Este ano ao primeiro muro no estômago, sem as injecções do FMI, a nossa estabilidade foi-se abaixo, a economia está a abanar, a inflação é tremenda, os preços estão a aumentar por todos os lados, muitas empresas e empregos estão em risco.
Estamos a pagar o preço do nosso irrealismo, da falta de disciplina na gestão da coisa pública numa economia baseada em medidas cosméticas, onde apelámos ao aumento da produção e da produtividade, quando a máscara da nossa maquilhagem já não pode mais.

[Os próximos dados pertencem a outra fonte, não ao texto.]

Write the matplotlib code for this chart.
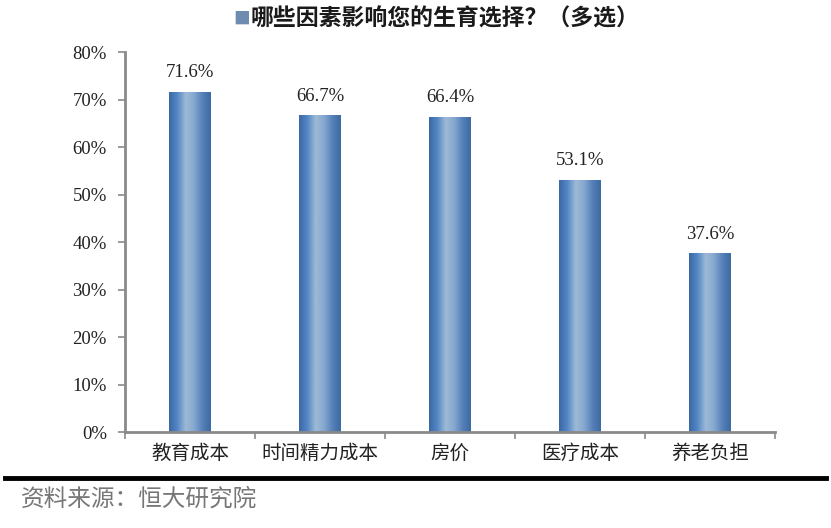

Não nos lembramos, porém, de mexer nas despesas, que são, por exemplo, as Presidências Abertas do Chefe de Estado, tão regularmente replicadas por governadores, ministros e presidentes de municípios, como se as suas instituições não tivessem representações pelo país.
E, entretanto, temos compromissos assumidos, que não constam do Orçamento do Estado e que temos de honrar: como pagar 150 milhões dos Jogos Africanos de 2011, encontrar em algum lugar 245 milhões de euros para realizarmos a nossa parte no capital do Banco de investimento com Portugal, pagar as compensações aos transportadores com o aumento que, agora, o governo vai fazer no preço do gasóleo, uma vez tendo já esgotado a provisão de 40 milhões de dólares feita no Orçamento do Estado para este item.
E como sempre faz, a Assembleia da República vai ficar a assistir ao governo a fazer as modificações que lhe apetecem ao Orçamento do Estado, como se fosse um assunto que não lhe diz respeito. Definitivamente, temos um sistema em que o nosso governo manda. E a Assembleia obedece... ou pelo menos não atrapalha.